# Start of Data provided
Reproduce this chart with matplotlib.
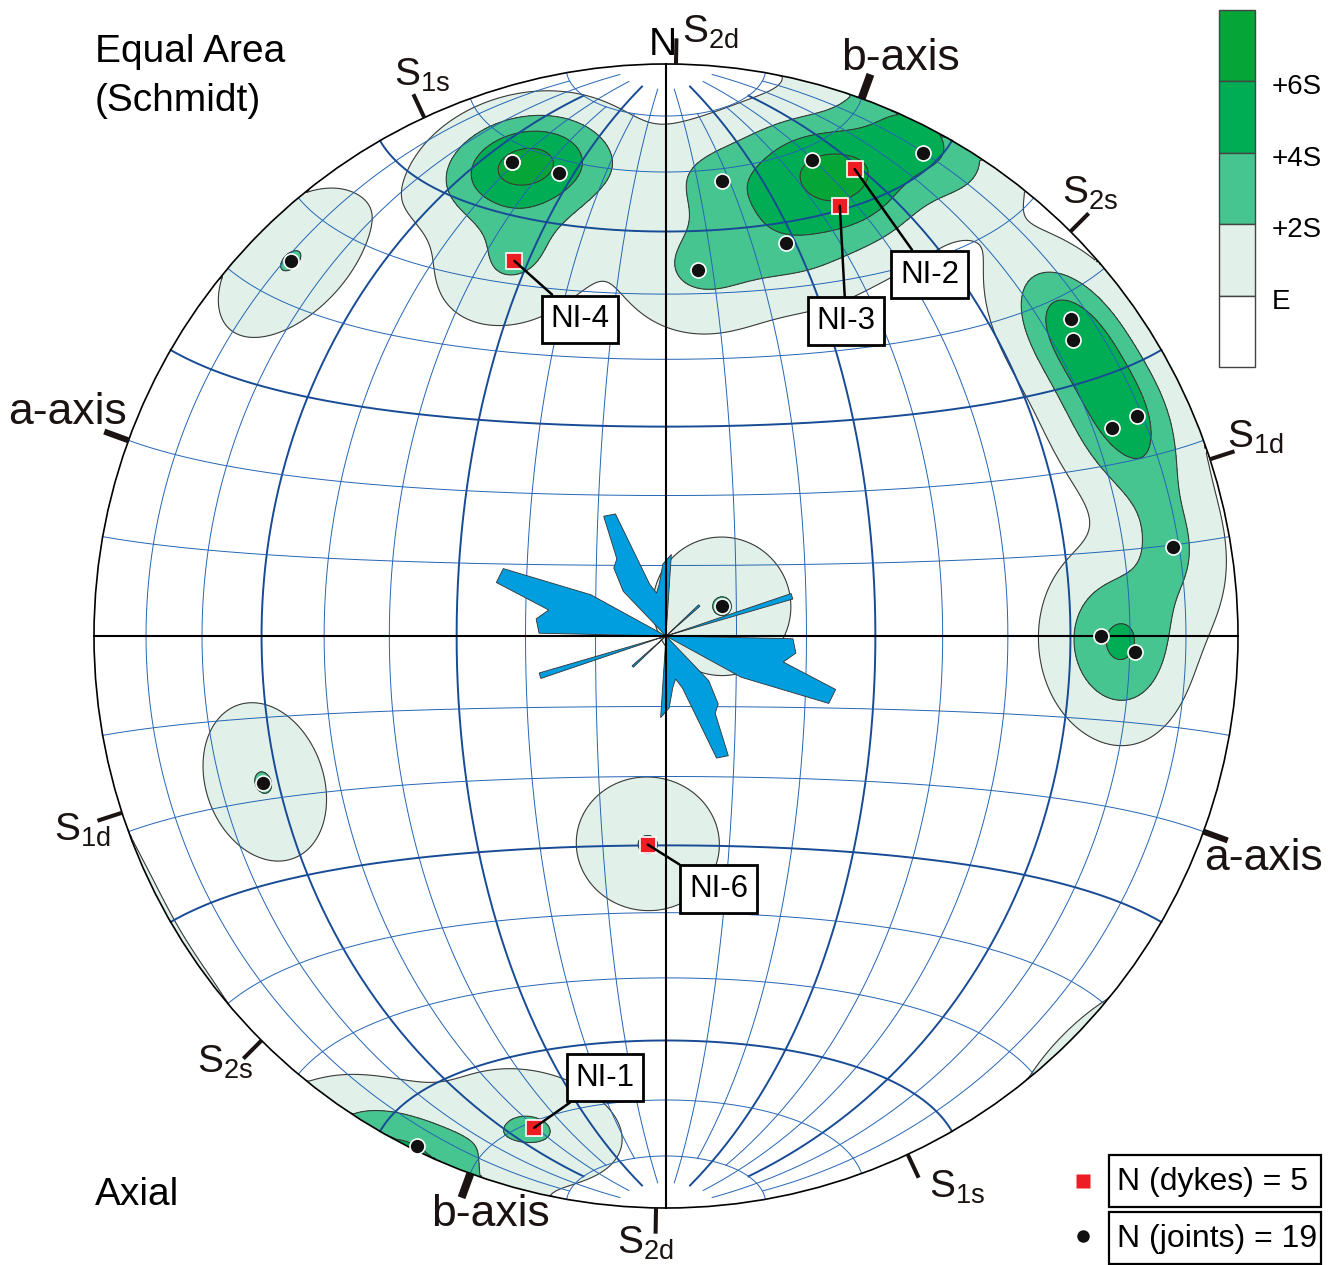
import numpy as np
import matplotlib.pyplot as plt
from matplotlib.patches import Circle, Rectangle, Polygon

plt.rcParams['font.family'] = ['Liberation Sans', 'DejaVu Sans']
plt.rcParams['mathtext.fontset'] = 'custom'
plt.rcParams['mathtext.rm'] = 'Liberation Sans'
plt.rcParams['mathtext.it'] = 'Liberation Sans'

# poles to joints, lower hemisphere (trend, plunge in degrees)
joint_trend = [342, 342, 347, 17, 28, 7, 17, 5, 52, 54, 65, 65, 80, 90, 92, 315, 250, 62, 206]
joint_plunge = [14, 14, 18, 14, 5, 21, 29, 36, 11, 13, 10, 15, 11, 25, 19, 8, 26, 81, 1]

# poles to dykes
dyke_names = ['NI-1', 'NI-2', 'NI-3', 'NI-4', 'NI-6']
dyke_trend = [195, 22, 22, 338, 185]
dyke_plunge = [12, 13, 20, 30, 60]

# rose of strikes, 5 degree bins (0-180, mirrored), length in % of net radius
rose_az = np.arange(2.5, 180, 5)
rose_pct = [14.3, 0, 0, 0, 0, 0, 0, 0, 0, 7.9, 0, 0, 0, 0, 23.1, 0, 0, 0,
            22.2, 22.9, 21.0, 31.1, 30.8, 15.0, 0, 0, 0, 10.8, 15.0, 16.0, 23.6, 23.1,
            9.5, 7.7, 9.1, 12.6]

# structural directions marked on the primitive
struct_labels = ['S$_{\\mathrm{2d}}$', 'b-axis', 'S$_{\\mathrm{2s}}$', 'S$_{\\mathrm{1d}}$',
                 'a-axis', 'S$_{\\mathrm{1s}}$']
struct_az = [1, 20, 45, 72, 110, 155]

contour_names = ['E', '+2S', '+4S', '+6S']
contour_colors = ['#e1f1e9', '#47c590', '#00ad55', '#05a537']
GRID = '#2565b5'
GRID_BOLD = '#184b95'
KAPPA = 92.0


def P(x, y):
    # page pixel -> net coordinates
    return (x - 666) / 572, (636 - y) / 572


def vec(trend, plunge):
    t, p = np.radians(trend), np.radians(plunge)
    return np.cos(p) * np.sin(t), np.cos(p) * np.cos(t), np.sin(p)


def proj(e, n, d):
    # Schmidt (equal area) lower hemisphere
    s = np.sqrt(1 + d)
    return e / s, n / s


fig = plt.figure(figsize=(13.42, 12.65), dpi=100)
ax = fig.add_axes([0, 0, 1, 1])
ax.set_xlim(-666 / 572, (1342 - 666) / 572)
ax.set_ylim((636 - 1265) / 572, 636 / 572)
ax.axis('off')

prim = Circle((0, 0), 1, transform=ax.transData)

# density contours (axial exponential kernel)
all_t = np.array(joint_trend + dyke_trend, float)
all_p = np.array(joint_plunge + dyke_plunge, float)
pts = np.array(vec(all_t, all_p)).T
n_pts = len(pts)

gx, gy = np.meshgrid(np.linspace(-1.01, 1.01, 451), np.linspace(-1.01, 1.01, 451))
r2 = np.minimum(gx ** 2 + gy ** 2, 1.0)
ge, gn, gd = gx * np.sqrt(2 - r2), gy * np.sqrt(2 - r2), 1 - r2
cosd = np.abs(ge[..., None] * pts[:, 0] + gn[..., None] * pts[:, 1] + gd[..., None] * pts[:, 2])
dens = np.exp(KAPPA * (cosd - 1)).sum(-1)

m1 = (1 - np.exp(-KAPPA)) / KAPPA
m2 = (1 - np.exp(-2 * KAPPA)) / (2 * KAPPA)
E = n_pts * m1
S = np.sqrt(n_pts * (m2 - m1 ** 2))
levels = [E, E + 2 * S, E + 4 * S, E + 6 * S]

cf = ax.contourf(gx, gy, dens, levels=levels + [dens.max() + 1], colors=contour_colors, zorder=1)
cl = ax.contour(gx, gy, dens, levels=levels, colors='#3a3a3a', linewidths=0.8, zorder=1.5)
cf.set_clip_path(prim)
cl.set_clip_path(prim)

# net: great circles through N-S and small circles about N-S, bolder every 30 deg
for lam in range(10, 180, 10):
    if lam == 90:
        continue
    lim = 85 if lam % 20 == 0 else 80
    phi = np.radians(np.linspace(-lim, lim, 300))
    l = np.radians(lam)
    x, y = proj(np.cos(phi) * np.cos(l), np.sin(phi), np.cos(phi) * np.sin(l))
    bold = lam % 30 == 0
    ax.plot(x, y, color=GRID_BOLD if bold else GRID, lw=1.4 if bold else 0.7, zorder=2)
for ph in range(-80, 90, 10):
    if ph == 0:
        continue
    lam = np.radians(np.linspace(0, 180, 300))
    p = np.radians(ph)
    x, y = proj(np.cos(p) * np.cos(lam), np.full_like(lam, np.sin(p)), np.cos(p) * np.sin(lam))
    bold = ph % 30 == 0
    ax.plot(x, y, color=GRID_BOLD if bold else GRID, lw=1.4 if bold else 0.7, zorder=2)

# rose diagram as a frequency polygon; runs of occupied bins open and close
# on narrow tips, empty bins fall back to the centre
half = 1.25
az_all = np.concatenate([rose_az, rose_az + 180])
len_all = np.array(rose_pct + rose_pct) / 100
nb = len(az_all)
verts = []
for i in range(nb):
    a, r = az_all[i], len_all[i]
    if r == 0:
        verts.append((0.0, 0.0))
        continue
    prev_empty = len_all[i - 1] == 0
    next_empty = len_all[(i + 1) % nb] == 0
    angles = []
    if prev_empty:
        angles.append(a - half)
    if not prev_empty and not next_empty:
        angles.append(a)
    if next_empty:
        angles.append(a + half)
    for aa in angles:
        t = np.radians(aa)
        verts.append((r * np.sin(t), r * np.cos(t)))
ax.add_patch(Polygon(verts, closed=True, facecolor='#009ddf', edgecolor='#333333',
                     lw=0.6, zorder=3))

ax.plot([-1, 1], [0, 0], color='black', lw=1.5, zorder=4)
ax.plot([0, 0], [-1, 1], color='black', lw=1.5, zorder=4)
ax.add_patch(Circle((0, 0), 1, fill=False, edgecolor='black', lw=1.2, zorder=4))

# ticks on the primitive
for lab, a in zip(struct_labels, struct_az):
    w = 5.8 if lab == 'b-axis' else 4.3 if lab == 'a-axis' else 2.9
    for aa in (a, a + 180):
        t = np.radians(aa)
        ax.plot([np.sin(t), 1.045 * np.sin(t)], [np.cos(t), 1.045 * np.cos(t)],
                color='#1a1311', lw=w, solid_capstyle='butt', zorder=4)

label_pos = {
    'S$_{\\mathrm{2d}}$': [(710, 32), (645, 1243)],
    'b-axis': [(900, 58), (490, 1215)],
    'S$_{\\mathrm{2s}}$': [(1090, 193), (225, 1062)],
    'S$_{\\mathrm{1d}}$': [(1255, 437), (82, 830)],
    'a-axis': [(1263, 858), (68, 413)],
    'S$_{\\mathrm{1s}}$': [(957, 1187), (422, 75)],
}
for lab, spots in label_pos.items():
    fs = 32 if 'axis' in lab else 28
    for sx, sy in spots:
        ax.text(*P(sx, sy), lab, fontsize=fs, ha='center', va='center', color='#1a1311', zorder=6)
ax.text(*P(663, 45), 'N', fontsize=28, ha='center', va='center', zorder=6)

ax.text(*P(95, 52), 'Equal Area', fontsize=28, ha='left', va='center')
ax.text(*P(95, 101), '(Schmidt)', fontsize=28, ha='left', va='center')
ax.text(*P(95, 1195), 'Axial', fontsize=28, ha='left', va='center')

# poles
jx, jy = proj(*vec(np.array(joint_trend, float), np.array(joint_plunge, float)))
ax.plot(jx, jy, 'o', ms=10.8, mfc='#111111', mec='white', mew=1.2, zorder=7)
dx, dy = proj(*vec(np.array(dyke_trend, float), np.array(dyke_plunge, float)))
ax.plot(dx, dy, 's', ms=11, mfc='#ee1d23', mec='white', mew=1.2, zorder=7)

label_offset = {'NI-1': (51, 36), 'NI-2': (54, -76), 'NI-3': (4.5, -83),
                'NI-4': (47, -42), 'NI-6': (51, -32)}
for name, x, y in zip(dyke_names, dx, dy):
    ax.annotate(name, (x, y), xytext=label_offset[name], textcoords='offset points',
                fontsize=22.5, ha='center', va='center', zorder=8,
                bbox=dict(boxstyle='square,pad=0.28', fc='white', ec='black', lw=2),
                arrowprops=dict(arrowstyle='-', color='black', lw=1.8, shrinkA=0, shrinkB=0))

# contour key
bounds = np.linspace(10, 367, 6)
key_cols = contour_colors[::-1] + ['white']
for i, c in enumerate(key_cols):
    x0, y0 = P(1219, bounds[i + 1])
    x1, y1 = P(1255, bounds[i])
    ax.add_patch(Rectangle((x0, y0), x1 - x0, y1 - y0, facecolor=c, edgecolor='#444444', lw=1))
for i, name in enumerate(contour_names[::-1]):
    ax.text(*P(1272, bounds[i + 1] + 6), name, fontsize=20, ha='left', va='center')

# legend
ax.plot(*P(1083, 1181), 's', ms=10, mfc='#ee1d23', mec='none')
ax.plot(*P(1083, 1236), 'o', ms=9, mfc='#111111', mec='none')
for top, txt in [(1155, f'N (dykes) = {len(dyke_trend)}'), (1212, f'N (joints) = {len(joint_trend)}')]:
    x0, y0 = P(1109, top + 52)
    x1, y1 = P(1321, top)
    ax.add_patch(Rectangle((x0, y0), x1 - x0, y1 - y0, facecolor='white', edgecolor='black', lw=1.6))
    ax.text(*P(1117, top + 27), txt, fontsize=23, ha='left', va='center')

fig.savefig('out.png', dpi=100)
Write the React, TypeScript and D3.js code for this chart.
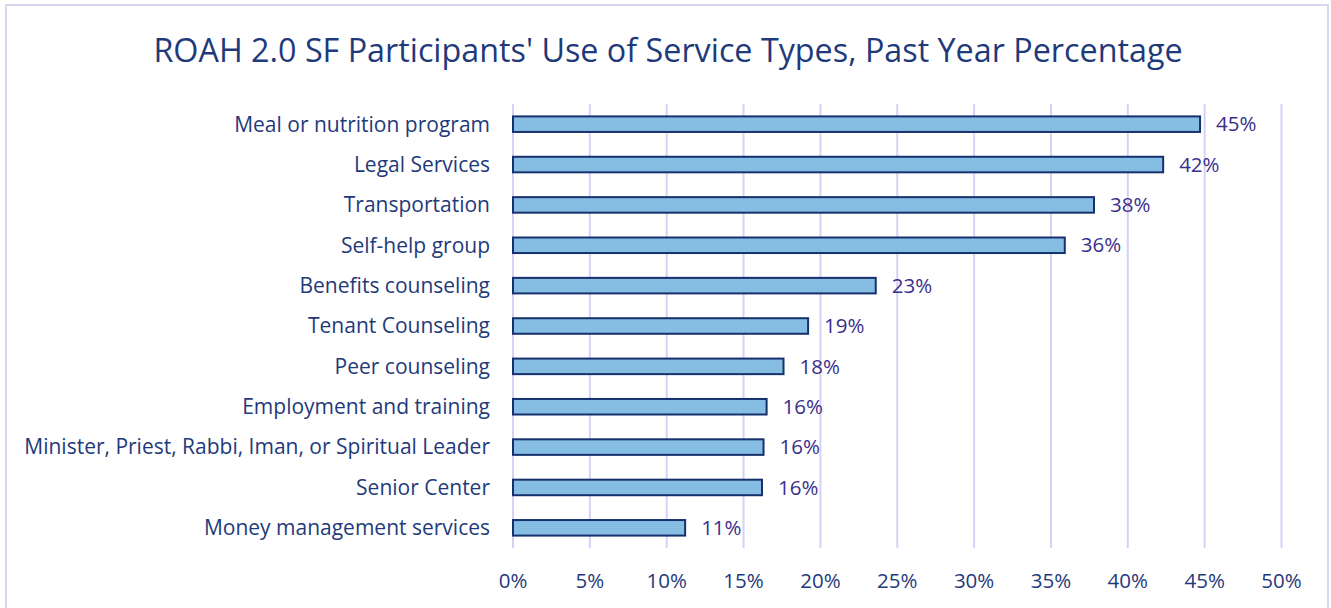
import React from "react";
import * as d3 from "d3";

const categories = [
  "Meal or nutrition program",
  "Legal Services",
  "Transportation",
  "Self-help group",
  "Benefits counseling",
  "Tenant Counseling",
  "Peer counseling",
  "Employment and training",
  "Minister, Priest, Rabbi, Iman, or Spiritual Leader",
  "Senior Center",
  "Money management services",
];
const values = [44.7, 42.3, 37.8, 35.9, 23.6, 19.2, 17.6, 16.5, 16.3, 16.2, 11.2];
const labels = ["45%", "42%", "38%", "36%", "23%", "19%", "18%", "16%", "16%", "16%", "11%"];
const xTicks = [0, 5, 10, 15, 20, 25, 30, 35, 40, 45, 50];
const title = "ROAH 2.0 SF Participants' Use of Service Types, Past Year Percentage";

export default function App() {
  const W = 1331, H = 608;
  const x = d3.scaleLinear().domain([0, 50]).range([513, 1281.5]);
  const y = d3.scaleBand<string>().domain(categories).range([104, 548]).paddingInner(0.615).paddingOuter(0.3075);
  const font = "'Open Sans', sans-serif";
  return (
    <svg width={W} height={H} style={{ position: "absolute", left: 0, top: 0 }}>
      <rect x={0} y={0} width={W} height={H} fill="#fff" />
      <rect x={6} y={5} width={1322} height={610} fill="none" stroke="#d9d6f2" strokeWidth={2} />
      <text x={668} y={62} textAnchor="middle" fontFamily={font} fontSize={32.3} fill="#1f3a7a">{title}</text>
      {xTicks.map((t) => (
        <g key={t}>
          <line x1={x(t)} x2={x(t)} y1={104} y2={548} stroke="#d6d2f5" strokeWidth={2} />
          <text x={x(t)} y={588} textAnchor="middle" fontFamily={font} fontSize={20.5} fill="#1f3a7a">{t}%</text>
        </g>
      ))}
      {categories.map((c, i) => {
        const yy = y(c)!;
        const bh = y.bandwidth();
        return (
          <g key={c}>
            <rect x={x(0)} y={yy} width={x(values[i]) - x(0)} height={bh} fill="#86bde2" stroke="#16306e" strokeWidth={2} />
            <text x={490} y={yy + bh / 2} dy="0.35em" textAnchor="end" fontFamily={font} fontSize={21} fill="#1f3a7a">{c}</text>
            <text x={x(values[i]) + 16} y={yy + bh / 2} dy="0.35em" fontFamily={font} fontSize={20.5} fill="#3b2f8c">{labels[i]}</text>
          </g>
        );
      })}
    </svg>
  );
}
# End of Data provided
Starting at the top of the listing above, please restate word for word each line up to and including the one that holds "dyke_plunge = [12, 13, 20, 30, 60]", omitting every image.

● Correct response
Reproduce this chart with matplotlib.
import numpy as np
import matplotlib.pyplot as plt
from matplotlib.patches import Circle, Rectangle, Polygon

plt.rcParams['font.family'] = ['Liberation Sans', 'DejaVu Sans']
plt.rcParams['mathtext.fontset'] = 'custom'
plt.rcParams['mathtext.rm'] = 'Liberation Sans'
plt.rcParams['mathtext.it'] = 'Liberation Sans'

# poles to joints, lower hemisphere (trend, plunge in degrees)
joint_trend = [342, 342, 347, 17, 28, 7, 17, 5, 52, 54, 65, 65, 80, 90, 92, 315, 250, 62, 206]
joint_plunge = [14, 14, 18, 14, 5, 21, 29, 36, 11, 13, 10, 15, 11, 25, 19, 8, 26, 81, 1]

# poles to dykes
dyke_names = ['NI-1', 'NI-2', 'NI-3', 'NI-4', 'NI-6']
dyke_trend = [195, 22, 22, 338, 185]
dyke_plunge = [12, 13, 20, 30, 60]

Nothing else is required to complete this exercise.